A socket is a versatile thing that represents some sort of remote end that a process can communicate with in both directions. The other end might be another process on your computer, or it could be another computer on the internet! Sockets are how network programming is done.
There are different kinds of sockets, but the most common is a stream socket, which works pretty similar to a pipe. The main difference is that a socket is bi-directional: each end can write data that the other end will read. (You can think of it as two pipes tied together which flow in opposite directions.)
When a socket represents another network address, it's called a network socket. There are two ways to get a socket that's connected to another process on your own computer instead of a network socket:
If you're on Linux right now, you probably have some Unix domain sockets in `/run` or some of the folders within it. Their names often end in `.sock` (and your `ls` tool might be configured to show them with a special color).

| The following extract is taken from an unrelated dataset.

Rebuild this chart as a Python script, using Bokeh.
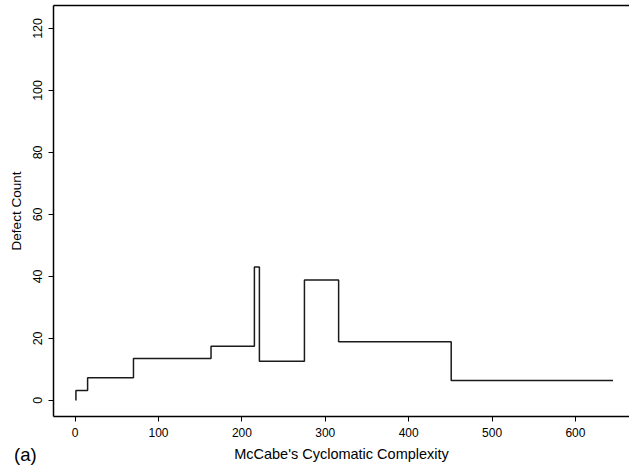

I mention these for completeness even though I've never actually seen them used. A fifo is a thing that exists on Unix that is like a pipe except that it exists in the filesystem, like a Unix domain socket. Like a pipe, it's one-directional.
There are syscalls for setting up a region of memory that multiple processes can access directly. Honestly I can't teach much about shared memory because I've never used it in any of my work, but I know it is used in important parts of the Linux world, such as Wayland.
The advantage of shared memory over pipes and sockets is performance: since a block of shared memory is actually part of your process's address space, you can access it without the overhead of a syscall.
The disadvanages are safety (two processes accessing the same data at the same time can lead to crazy bugs unless you synchronize them properly) and that it's less straightforward to use for the common task of simply transferring a stream of data from one process to another.